Mourning the Loss of My Friend Chris

Here’s a more immediately personal post than I often write.

I’ve just lost one of my best friends, and I thought it would be appropriate to share here at Spiritual Friendship the remembrance I wrote of him. It’s been posted over at Books & Culture, and you can read the whole thing there. For now, an excerpt:

When I stepped off the train in Oxford, Chris was standing there in the station waiting for me, his face breaking into its characteristic goofy grin when I landed on the platform, but he didn’t stay still longer than it took to give me a tight hug. He pivoted as soon as he released my shoulders, grabbed one of my bags, and sped toward the rental car. We were already late for the adventure he had planned. We were going to drive from Oxford to the little village of Wolvey in Warwickshire, roughly 115 kilometers away, to look for a tombstone.

When Chris was growing up in Oregon, his family employed an Englishman named William Alcott Bailey as a part time gardener and handyman. Chris learned the value of hard work, he said, from Bailey. He learned how to work with his hands and see a yard project through to its finish, but, even more, he learned how to take ownership and pride in his work. He learned those things, specifically, from Bailey. And now, in between his other responsibilities in the UK, lecturing and researching for a new edition of one of C. S. Lewis’ books, he wanted to go looking for Bailey’s grave, as a way of paying tribute to someone that, in retrospect, he viewed as essential to the arc of his childhood. He knew Bailey had spent his childhood in Wolvey, but that was about it. Whatever leads he had had petered out there. We’d just have to look for the tombstone, assuming that Bailey would have wanted to be buried where he grew up.
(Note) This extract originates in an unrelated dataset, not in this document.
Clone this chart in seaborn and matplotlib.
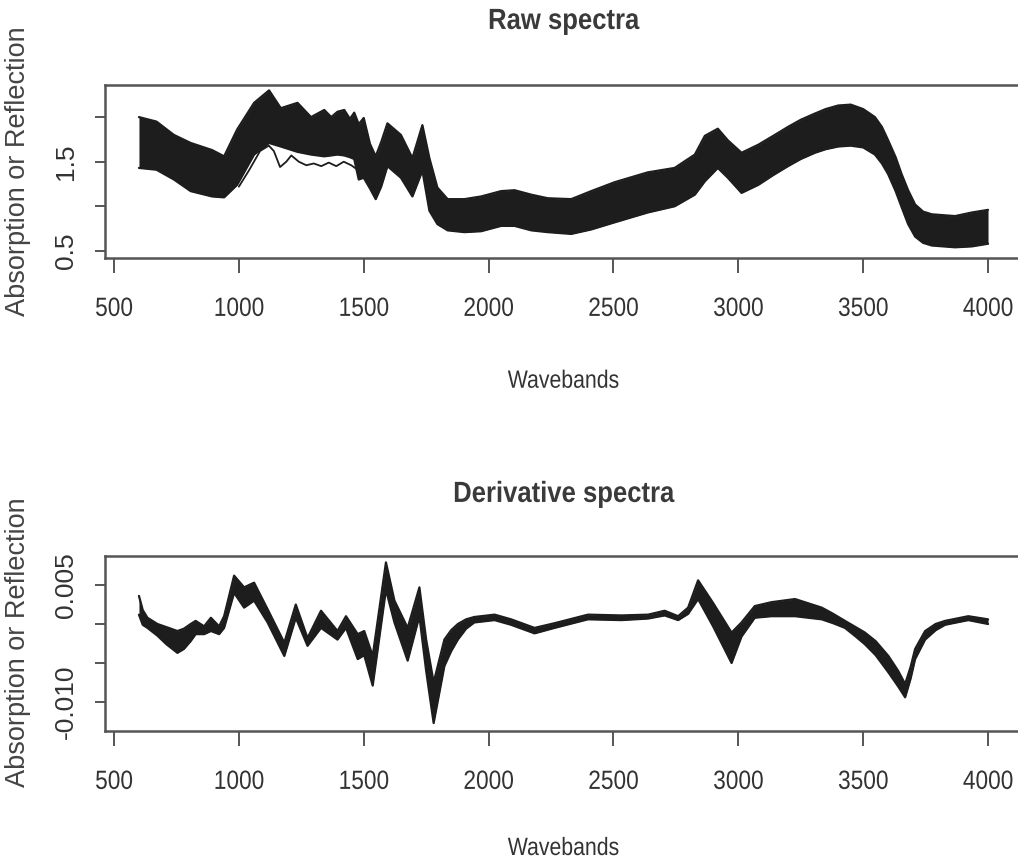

I wish I could capture the simultaneity of Chris’ fiercely serious fixation on this task and his boyish, smiling enthusiasm for being on a quest. It wasn’t unusual for him—that combination of zeal and playfulness is what had made me want to be friends with him from the beginning—but it was what made Chris unique. And I wasn’t the only one who loved him for it, but, nonetheless, I treasured the feeling that this particular glimpse into it was mine. This was a special trip for just the two of us, a way for me to learn more about my friend’s upbringing and to delight in what made him happy.

We never found William Alcott Bailey’s grave. We traipsed around the overgrown C of E parish cemetery, uncovering some Baileys that Chris was convinced were his Bailey’s relations, but as far as we could tell, there was no “William Alcott.” Undeterred, we went to the pub anyway to toast him. At the Blue Pig just down the road—I still remember sitting across from Chris at our table by the window, with the glint of summer evening sun caught in our pint glasses—we hoisted our ales “to William Alcott Bailey and his good memory.” Afterwards, we lit pipes and walked the length of the empty fields behind the pub and talked. The conversation was vigorous, spirited, meandering, as it always was with Chris, with both of us talking over each other at various junctures, stalled only by moments of concentration for an occasional relight.

Chris later said that trip to Wolvey cemented our friendship. I inwardly beamed whenever I heard him tell the story—as I did many times in the intervening years—to others.

Chris was for many years the director of The Marion E. Wade Center at Wheaton College and he was for the past year professor of theology at the Torrey Honors Institute at Biola University. He died last Thursday evening, July 10. He was an exemplary scholar, teacher, mentor, and friend to many. But more than that, he was a Christian who believed in the hope of the resurrection. May he rest in peace and rise in glory.